The Israeli government’s main worry, however, is trying to make the Americans’ job of selling their support for Israel a little easier.
On Monday Baruch Spiegel, a Defence Ministry adviser, issued a statement to a Knesset committee that 82 outposts of the 104 established during Sharon’s premiership had been dismantled.
The statistics were greeted with derisive laughter from Knesset members and reporters, and called “a sheer lie” by Yossi Sarid of Meretz. Peace Now’s spokesman, Yaariv Oppenheimer, said that in fact only a handful had been removed and “all of them were minor, most of them were empty”.
The army is also playing up its willingness to reroute sections of the wall but this has little directly to do with the International Court’s ruling.
The government has been cornered by its own Supreme Court, which shares Mazuz’s fears and has given the government 30 days to explain how it will respond to the Hague court decision.
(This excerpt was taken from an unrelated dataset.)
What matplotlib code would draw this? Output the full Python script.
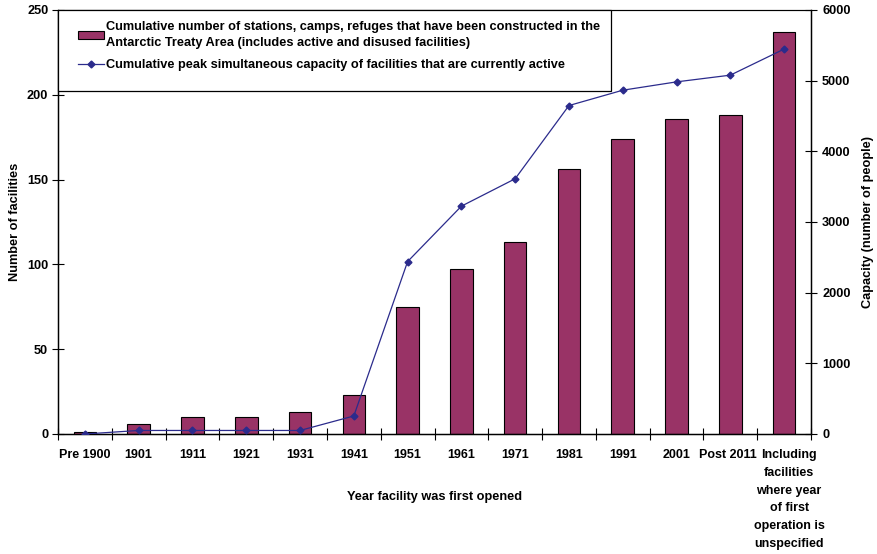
import matplotlib
matplotlib.use("Agg")
import matplotlib.pyplot as plt
import matplotlib.transforms as mtrans
import numpy as np
from matplotlib.patches import Patch, Rectangle
from matplotlib.lines import Line2D

plt.rcParams['font.family'] = ['Liberation Sans', 'DejaVu Sans']
plt.rcParams['font.weight'] = 'bold'

categories = ["Pre 1900", "1901", "1911", "1921", "1931", "1941", "1951", "1961",
              "1971", "1981", "1991", "2001", "Post 2011",
              "Including\nfacilities\nwhere year\nof first\noperation is\nunspecified"]
facilities = [1, 6, 10, 10, 13, 23, 75, 97, 113, 156, 174, 186, 188, 237]
capacity = [0, 50, 50, 50, 50, 255, 2440, 3224, 3612, 4648, 4865, 4983, 5078, 5447]

bar_label = ("Cumulative number of stations, camps, refuges that have been constructed in the\n"
             "Antarctic Treaty Area (includes active and disused facilities)")
line_label = "Cumulative peak simultaneous capacity of facilities that are currently active"

bar_color = "#993366"
line_color = "#2B2B8C"
fs = 9.2
fs_x = 9.0

W, H = 877, 554
fig = plt.figure(figsize=(W/100, H/100), dpi=100)
L, R, T, B = 58, 811, 10, 434
ax = fig.add_axes([L/W, 1 - B/H, (R-L)/W, (B-T)/H])
x = np.arange(len(categories))
ax.bar(x, facilities, width=0.42, color=bar_color, edgecolor="black", linewidth=0.8, zorder=2)
ax.set_xlim(-0.5, len(categories) - 0.5)
ax.set_ylim(0, 250)
ax.set_yticks(np.arange(0, 251, 50))
ax.set_xticks(x)
ax.set_xticklabels(categories, fontsize=fs_x, fontweight='bold', va='top', linespacing=1.63)
ax.set_xticks(np.arange(-0.5, len(categories), 1), minor=True)
ax.tick_params(axis='x', which='major', length=0, pad=11)
ax.tick_params(axis='x', which='minor', length=8, direction='inout', width=0.8)
ax.tick_params(axis='y', length=8, direction='inout', width=0.8, labelsize=fs, pad=3)
for lab in ax.get_yticklabels():
    lab.set_fontweight('bold')
ax.set_ylabel("Number of facilities", fontsize=fs, fontweight='bold', labelpad=4)
ax.set_xlabel("Year facility was first opened", fontsize=fs, fontweight='bold')
ax.xaxis.set_label_coords(0.5, -0.135)
for s in ['left', 'bottom', 'right']:
    ax.spines[s].set_linewidth(1.0)
ax.spines['top'].set_linewidth(0.8)
ax.spines['top'].set_color('#444444')

# nudge the crowded last labels apart, as in the reference
xlabs = ax.get_xticklabels()
xlabs[-1].set_transform(xlabs[-1].get_transform() +
                        mtrans.ScaledTranslation(5/100, 0, fig.dpi_scale_trans))
xlabs[-2].set_transform(xlabs[-2].get_transform() +
                        mtrans.ScaledTranslation(-2/100, 0, fig.dpi_scale_trans))

ax2 = ax.twinx()
ax2.plot(x, capacity, color=line_color, linewidth=0.9, marker='D', markersize=3.5,
         markerfacecolor=line_color, markeredgecolor=line_color, zorder=3)
ax2.set_ylim(0, 6000)
ax2.set_yticks(np.arange(0, 6001, 1000))
ax2.tick_params(axis='y', length=8, direction='inout', width=0.8, labelsize=fs, pad=4)
for lab in ax2.get_yticklabels():
    lab.set_fontweight('bold')
ax2.set_ylabel("Capacity (number of people)", fontsize=fs, fontweight='bold', labelpad=8)

# legend frame box
box = Rectangle((L/W, 1 - 91/H), (611-L)/W, (91-T)/H, transform=fig.transFigure,
                facecolor='white', edgecolor='black', linewidth=0.9, zorder=4)
fig.add_artist(box)

handles = [Patch(facecolor=bar_color, edgecolor='black', linewidth=0.8),
           Line2D([0], [0], color=line_color, linewidth=0.9, marker='D', markersize=3.5)]
leg = fig.legend(handles, [bar_label, line_label], loc='upper left',
                 bbox_to_anchor=(80/W - 0.002, 1 - 21/H), bbox_transform=fig.transFigure,
                 frameon=False, borderpad=0.0, labelspacing=0.8,
                 handlelength=2.0, handleheight=0.6, handletextpad=0.2, borderaxespad=0.0,
                 prop={'weight': 'bold', 'size': fs})
leg.set_zorder(5)
leg.get_texts()[0].set_linespacing(1.4)

fig.savefig("out.png", dpi=100)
In June the Supreme Court, in anticipation of the International Court’s opposition to the wall, demanded that the army reroute a section of the wall north-west of Jerusalem to bring it nearer the Green Line.
Meanwhile, the number of Palestinian prisoners joining the hunger strike by its second week rose close to 3,500, including nearly all the 3,800 political prisoners being held in jails inside Israel. Some 4,000 more Palestinians are in detention, in military facilities, Shin Bet interrogations centres and police stations.
Popular demonstrations spread from the West Bank and Gaza to inside Israel, where Palestinian citizens staged protests outside several jails, and to neighbouring states such as Syria and Lebanon.
Several legal and human rights groups also threatened legal challenges against the Israeli government.
The Adalah legal centre for the Arab minority in Israel demanded from the attorney general that he instruct the Prison Service to return fluids and salt to the prisoners after they were confiscated last week in an attempt to break the strike. The prisoners are refusing only food.